É um prazer acompanhar em Os Fabelmans o jovem Spielberg, na figura de seu carismático alter-ego Sam (Gabriel LaBelle), descobrindo truques de efeitos práticos para tornar seus faroestes e filmes de guerra caseiros mais verossímeis. Ainda que tenha vencido a categoria de filme de drama no Globo de Ouro, Os Fabelmans está muito mais próximo da comédia quando abraça a metalinguagem dos filmes dentro do filme. Nesse sentido, é um produto típico da produtora Amblin de Spielberg, em que os amigos escoteiros de Sam substituem os Goonies na sua estratégia de encarar as incertezas do mundo com inocência, franqueza e algum improviso.

O que torna Os Fabelmans mais interessante, porém, não é esse resgate nostálgico, e sim a consciência dos processos e dos custos de reordenar o mundo a partir da fabulação. Discutir essa consciência soa como uma novidade no cinema de Spielberg, que nunca foi muito de metalinguagem e desde sempre tratou a busca pelo controle como a pedra angular do seu trabalho imaginativo. Em uma cena de Os Fabelmans, um estudante mais velho oferece maconha para Sam com a promessa de que a droga revelará que tudo no mundo está fora de controle, “e tudo bem”. Sam recusa o baseado pois diz que já sabe.

Apesar das suas muitas incorreções históricas, o livro Easy Riders, Raging Bulls se tornou um best-seller pelo irresistível compêndio de fofocas envolvendo a Nova Hollywood, e uma delas trata justamente da aversão do cineasta às drogas. Nas festas na casa de Brian De Palma, nos anos 1970, Spielberg fazia o tipo que não se misturava, enquanto o anfitrião pairava sobre os demais como uma estranha figura de autoridade e sabedoria. A história viria a provar mesmo que De Palma esteve à frente dos demais em relação à consciência de que o cinema se presta, acima de tudo, a falsear a realidade para melhor reorganizá-la.
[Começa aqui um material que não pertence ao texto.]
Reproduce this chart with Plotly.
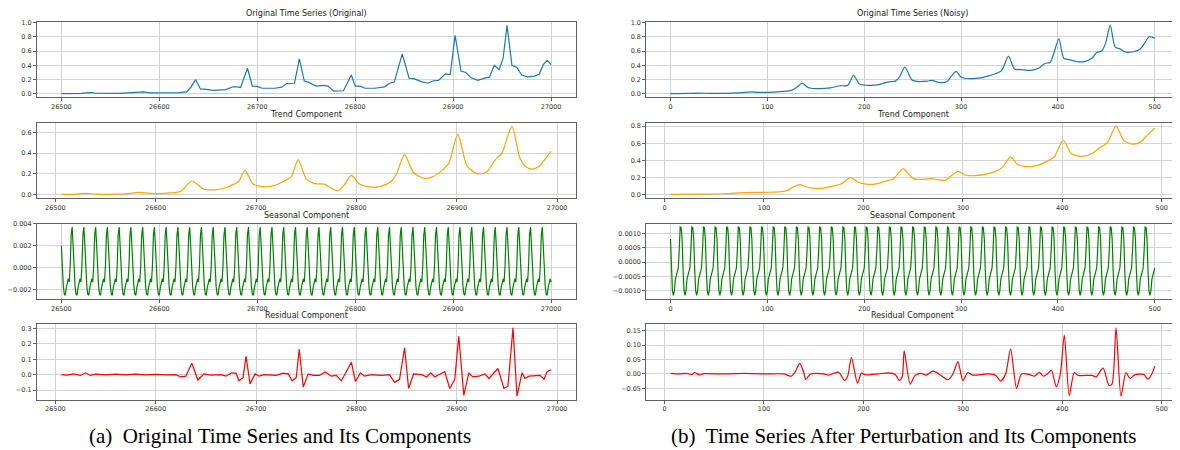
import numpy as np
import plotly.graph_objects as go

# ---------------- data ----------------
# (a) original series
orig_x = [26500, 26520, 26530, 26535, 26560, 26578, 26584, 26590, 26610, 26620, 26628, 26632, 26637, 26642,
          26648, 26655, 26668, 26675, 26680, 26683, 26690, 26695, 26700, 26705, 26718, 26725, 26730, 26738,
          26743, 26748, 26752, 26760, 26768, 26772, 26778, 26788, 26796, 26800, 26805, 26810, 26820, 26830,
          26835, 26840, 26848, 26855, 26860, 26868, 26874, 26880, 26885, 26892, 26897, 26902, 26908, 26913,
          26918, 26925, 26933, 26937, 26942, 26947, 26951, 26955, 26960, 26965, 26970, 26976, 26983, 26988,
          26992, 26996, 27000]
orig_y = [0.005, 0.008, 0.022, 0.01, 0.008, 0.018, 0.028, 0.015, 0.012, 0.02, 0.03, 0.09, 0.2, 0.07,
          0.065, 0.05, 0.06, 0.1, 0.1, 0.09, 0.36, 0.11, 0.105, 0.08, 0.08, 0.095, 0.145, 0.15,
          0.49, 0.18, 0.165, 0.11, 0.12, 0.11, 0.04, 0.045, 0.265, 0.11, 0.11, 0.08, 0.08, 0.1,
          0.15, 0.17, 0.56, 0.22, 0.215, 0.17, 0.15, 0.185, 0.19, 0.28, 0.27, 0.82, 0.32, 0.3,
          0.23, 0.19, 0.225, 0.235, 0.4, 0.34, 0.5, 0.96, 0.4, 0.37, 0.265, 0.24, 0.25, 0.28,
          0.41, 0.47, 0.41]

trend_x = [26506, 26520, 26530, 26540, 26570, 26583, 26600, 26615, 26625, 26636, 26648, 26658, 26668, 26678,
           26683, 26689, 26697, 26708, 26718, 26730, 26735, 26742, 26750, 26758, 26768, 26775, 26781, 26787,
           26795, 26803, 26815, 26825, 26835, 26840, 26848, 26857, 26868, 26876, 26885, 26892, 26901, 26910,
           26918, 26925, 26930, 26938, 26945, 26955, 26963, 26970, 26975, 26982, 26988, 26994]
trend_y = [0.0, 0.003, 0.01, 0.003, 0.005, 0.02, 0.008, 0.015, 0.03, 0.13, 0.05, 0.045, 0.06, 0.1,
           0.13, 0.235, 0.1, 0.075, 0.085, 0.14, 0.17, 0.335, 0.15, 0.105, 0.1, 0.06, 0.035, 0.08,
           0.185, 0.1, 0.07, 0.08, 0.13, 0.2, 0.385, 0.21, 0.155, 0.17, 0.23, 0.3, 0.58, 0.28,
           0.21, 0.2, 0.22, 0.33, 0.4, 0.66, 0.35, 0.26, 0.245, 0.27, 0.34, 0.42]

season_start = 26500
season_end = 27000
season_period = [0.0020, 0.0000, -0.0017, -0.0024, -0.0025, -0.0018, -0.0012, -0.0010, -0.0013, 0.0002,
                 0.0030, 0.0037]

resid_x = [26506, 26512, 26518, 26525, 26530, 26535, 26540, 26550, 26560, 26570, 26580, 26590, 26600, 26610,
           26620, 26625, 26630, 26636, 26642, 26648, 26655, 26665, 26670, 26676, 26680, 26683, 26687, 26690,
           26694, 26699, 26703, 26708, 26720, 26727, 26732, 26736, 26740, 26743, 26747, 26752, 26757, 26763,
           26769, 26775, 26780, 26785, 26790, 26795, 26799, 26804, 26808, 26815, 26825, 26833, 26838, 26843,
           26848, 26852, 26857, 26865, 26870, 26874, 26878, 26883, 26888, 26893, 26898, 26902, 26907, 26912,
           26916, 26922, 26928, 26932, 26937, 26941, 26947, 26951, 26956, 26960, 26965, 26968, 26972, 26983,
           26987, 26990, 26994]
resid_y = [0.0, -0.003, 0.005, -0.005, 0.012, -0.005, 0.003, -0.002, 0.003, -0.002, 0.004, -0.002, 0.002, -0.002,
           0.0, -0.015, -0.01, 0.075, -0.035, 0.005, -0.003, 0.0, -0.01, 0.012, 0.01, -0.04, -0.02, 0.12,
           -0.06, 0.005, -0.01, 0.0, -0.005, 0.01, 0.005, -0.04, -0.02, 0.165, -0.08, 0.005, -0.005, -0.005,
           0.018, -0.01, -0.005, -0.04, 0.02, 0.08, -0.045, 0.012, -0.01, 0.0, -0.005, 0.0, -0.05, -0.03,
           0.175, -0.09, 0.005, 0.0, -0.015, 0.012, -0.015, 0.0, 0.02, -0.09, -0.03, 0.25, -0.135, 0.012,
           -0.015, -0.01, 0.005, -0.025, 0.015, 0.04, -0.09, -0.075, 0.305, -0.14, 0.012, -0.025, -0.01, -0.005,
           -0.03, 0.02, 0.032]

# (b) noisy series
noisy_x = [0, 30, 40, 70, 85, 90, 110, 125, 131, 136, 142, 150, 165, 175, 183, 189, 195, 205, 215, 225, 232,
           236, 242, 249, 255, 265, 270, 277, 285, 290, 295, 300, 310, 320, 330, 337, 342, 349, 355, 362, 372,
           380, 387, 392, 401, 406, 412, 420, 428, 435, 440, 445, 449, 454, 459, 464, 470, 478, 485, 490, 494,
           500]
noisy_y = [0.005, 0.012, 0.008, 0.015, 0.028, 0.022, 0.03, 0.05, 0.1, 0.15, 0.09, 0.075, 0.085, 0.115, 0.12,
           0.26, 0.14, 0.12, 0.13, 0.17, 0.18, 0.23, 0.375, 0.2, 0.175, 0.18, 0.19, 0.16, 0.17, 0.25, 0.315,
           0.235, 0.215, 0.225, 0.26, 0.29, 0.33, 0.53, 0.35, 0.34, 0.33, 0.36, 0.43, 0.44, 0.77, 0.5, 0.48,
           0.45, 0.455, 0.5, 0.58, 0.6, 0.7, 0.96, 0.66, 0.63, 0.585, 0.59, 0.63, 0.72, 0.8, 0.78]

ntrend_x = [6, 30, 60, 80, 100, 115, 123, 130, 136, 142, 148, 160, 170, 178, 187, 195, 203, 213, 225, 230,
            240, 250, 258, 268, 275, 282, 288, 295, 303, 312, 322, 333, 340, 348, 355, 365, 375, 385, 392,
            401, 409, 420, 430, 438, 445, 454, 462, 470, 478, 486, 493]
ntrend_y = [0.0, 0.003, 0.008, 0.022, 0.025, 0.03, 0.045, 0.09, 0.115, 0.09, 0.075, 0.075, 0.1, 0.125, 0.2,
            0.14, 0.12, 0.125, 0.165, 0.18, 0.3, 0.185, 0.175, 0.185, 0.175, 0.165, 0.215, 0.27, 0.225, 0.22,
            0.235, 0.27, 0.32, 0.44, 0.35, 0.325, 0.34, 0.39, 0.44, 0.635, 0.48, 0.445, 0.48, 0.55, 0.6, 0.8,
            0.63, 0.59, 0.61, 0.7, 0.775]

nseason_start = 0
nseason_end = 500
nseason_period = [0.0008, -0.0003, -0.0010, -0.00115, -0.0010, -0.0006, -0.00045, -0.0004, -0.0002, 0.0004,
                  0.00122, 0.0012]

nresid_x = [6, 15, 22, 28, 30, 35, 40, 60, 80, 100, 120, 127, 131, 136, 140, 142, 147, 160, 165, 175, 181,
            184, 188, 194, 198, 202, 215, 225, 232, 236, 239, 241, 247, 252, 258, 263, 270, 278, 285, 290,
            295, 300, 305, 310, 325, 333, 338, 343, 348, 354, 359, 368, 372, 377, 381, 385, 389, 394, 398,
            402, 407, 412, 416, 430, 434, 441, 447, 450, 454, 459, 464, 468, 473, 482, 486, 490, 493]
nresid_y = [0.002, 0.0, 0.002, -0.002, 0.005, -0.003, 0.001, 0.0, 0.002, 0.0, 0.0, -0.008, 0.005, 0.037,
            0.005, -0.019, 0.0, 0.0, -0.004, 0.006, -0.023, -0.01, 0.057, -0.032, 0.003, -0.003, 0.0, 0.004,
            -0.002, -0.023, -0.01, 0.08, -0.035, -0.005, 0.002, -0.004, 0.01, -0.005, -0.02, 0.0, 0.043,
            -0.023, 0.005, -0.004, 0.0, -0.005, -0.025, 0.0, 0.087, -0.05, 0.0, -0.003, -0.008, 0.006,
            -0.008, 0.0, 0.013, -0.045, 0.0, 0.135, -0.075, 0.005, -0.005, -0.005, -0.01, 0.02, -0.04,
            -0.035, 0.16, -0.077, 0.005, -0.015, -0.003, -0.002, -0.018, 0.0, 0.027]

titles_a = ["Original Time Series (Original)", "Trend Component", "Seasonal Component", "Residual Component"]
titles_b = ["Original Time Series (Noisy)", "Trend Component", "Seasonal Component", "Residual Component"]
caption_a = "(a)  Original Time Series and Its Components"
caption_b = "(b)  Time Series After Perturbation and Its Components"

xticks_a = [26500, 26600, 26700, 26800, 26900, 27000]
xticks_b = [0, 100, 200, 300, 400, 500]
yticks = {
    (0, 0): ([0.0, 0.2, 0.4, 0.6, 0.8, 1.0], ".1f"),
    (0, 1): ([0.0, 0.2, 0.4, 0.6, 0.8], ".1f"),
    (0, 2): ([-0.002, 0.0, 0.002, 0.004], ".3f"),
    (0, 3): ([-0.1, 0.0, 0.1, 0.2, 0.3], ".1f"),
    (1, 0): ([0.0, 0.2, 0.4, 0.6, 0.8, 1.0], ".1f"),
    (1, 1): ([0.0, 0.2, 0.4, 0.6, 0.8], ".1f"),
    (1, 2): ([-0.0010, -0.0005, 0.0, 0.0005, 0.0010], ".4f"),
    (1, 3): ([-0.05, 0.0, 0.05, 0.10, 0.15], ".2f"),
}


def tile(start, end, period):
    xs = list(range(start, end + 1))
    ys = [period[(x - start) % len(period)] for x in xs]
    return xs, ys


seas_x, seas_y = tile(season_start, season_end, season_period)
nseas_x, nseas_y = tile(nseason_start, nseason_end, nseason_period)

COLORS = ["#1f77b4", "#ffa500", "#008000", "#ff0000"]

series = {
    0: [(orig_x, orig_y, "linear"), (trend_x, trend_y, "spline"), (seas_x, seas_y, "linear"),
        (resid_x, resid_y, "linear")],
    1: [(noisy_x, noisy_y, "spline"), (ntrend_x, ntrend_y, "spline"), (nseas_x, nseas_y, "linear"),
        (nresid_x, nresid_y, "spline")],
}

# page body has an 8px default margin -> lay out in page pixels minus 8
OFF = 8
W, H = 1172, 442
col_px = [(32, 573), (644, 1179)]
row_px = [(18, 94), (120, 196), (222, 298), (324, 400)]

fig = go.Figure()
annotations = []
layout_axes = {}
FRAME = "#606060"
GRID = "#d3d3d3"
TICKFONT = dict(family="DejaVu Sans", size=6.5, color="#333333")

idx = 0
for c in range(2):
    for r in range(4):
        idx += 1
        xs, ys, shape = series[c][r]
        xa = "x" if idx == 1 else f"x{idx}"
        ya = "y" if idx == 1 else f"y{idx}"
        tr = dict(x=xs, y=ys, mode="lines", xaxis=xa, yaxis=ya, showlegend=False,
                  line=dict(color=COLORS[r], width=1.2, shape=shape))
        if shape == "spline":
            tr["line"]["smoothing"] = 0.7
        fig.add_trace(go.Scatter(**tr))

        xmin, xmax = min(xs), max(xs)
        ymin, ymax = min(ys), max(ys)
        xp = 0.05 * (xmax - xmin)
        yp = 0.05 * (ymax - ymin)
        x0, x1 = [v - OFF for v in col_px[c]]
        y0, y1 = [v - OFF for v in row_px[r]]
        xt = xticks_a if c == 0 else xticks_b
        yt, yf = yticks[(c, r)]
        common = dict(showline=True, mirror=True, linecolor=FRAME, linewidth=1, showgrid=True,
                      gridcolor=GRID, gridwidth=1, zeroline=False, ticks="outside", ticklen=3,
                      tickcolor=FRAME, tickfont=TICKFONT)
        layout_axes["xaxis" if idx == 1 else f"xaxis{idx}"] = dict(
            domain=[x0 / W, min(x1 / W, 1.0)], range=[xmin - xp, xmax + xp], anchor=ya,
            tickvals=xt, ticktext=[str(v) for v in xt], **common)
        layout_axes["yaxis" if idx == 1 else f"yaxis{idx}"] = dict(
            domain=[1 - y1 / H, 1 - y0 / H], range=[ymin - yp, ymax + yp], anchor=xa,
            tickvals=yt, tickformat=yf, **common)
        title = (titles_a if c == 0 else titles_b)[r]
        annotations.append(dict(text=title, x=(x0 + x1) / 2 / W, y=1 - (y0 - 2) / H, xref="paper",
                                yref="paper", xanchor="center", yanchor="bottom", showarrow=False,
                                font=dict(family="DejaVu Sans", size=8, color="#222222")))

annotations.append(dict(text=caption_a, x=(276 - OFF) / W, y=1 - (437 - OFF) / H, xref="paper",
                        yref="paper", xanchor="center", yanchor="middle", showarrow=False,
                        font=dict(family="Liberation Serif", size=21, color="#000000")))
annotations.append(dict(text=caption_b, x=(902 - OFF) / W, y=1 - (437 - OFF) / H, xref="paper",
                        yref="paper", xanchor="center", yanchor="middle", showarrow=False,
                        font=dict(family="Liberation Serif", size=21, color="#000000")))

fig.update_layout(width=W, height=H, margin=dict(l=0, r=0, t=0, b=0), paper_bgcolor="white",
                  plot_bgcolor="white", annotations=annotations, **layout_axes)
fig.write_html("out.html")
Parece inevitável então, e em boa medida previsível, que Os Fabelmans emule De Palma quando precisa lidar com a natureza revelatória do cinema e as pulsões que engendra. Isso se dá em duas cenas principalmente. Primeiro, o momento em que Sam descobre o adultério diante da moviola, homenagem ao Um Tiro na Noite (1981) de De Palma. Depois, quando Sam assiste meio apartado, sentado na escada da sala, como um espectador, à dissolução da sua família, antes de olhar para um espelho e ver a si mesmo registrando a cena com uma câmera. A velocidade com que Spielberg faz o traveling para o espelho e o tempo mais curto do plano, de corte rápido, envergonhado, denotam a perversidade desse Sam “verdadeiro”, e a exemplo da cena do elevador em Vestida para Matar (1980) os filmes de De Palma sempre recorreram aos espelhos para revelar a natureza falsa-real das imagens, sua dualidade.

Encarar Os Fabelmans apenas como uma memória romantizada da paixão pela arte é ignorar todo esse lado perverso que o olhar do artista carrega consigo, e que está latente e impresso no filme autobiográfico de Spielberg de uma forma muito consciente. A narrativa parte de um lugar testamental para honrar a família e as influências do diretor, mas o que Os Fabelmans consegue realizar ao final é um feito maior: conciliar dois sistemas quase conflitantes de crença, o classicismo de John Ford e o maneirismo de De Palma, e enxergar esses dois pontos da história do cinema como eles são de fato, uma linha contínua, evolutiva, de construção e desvelamento do mundo.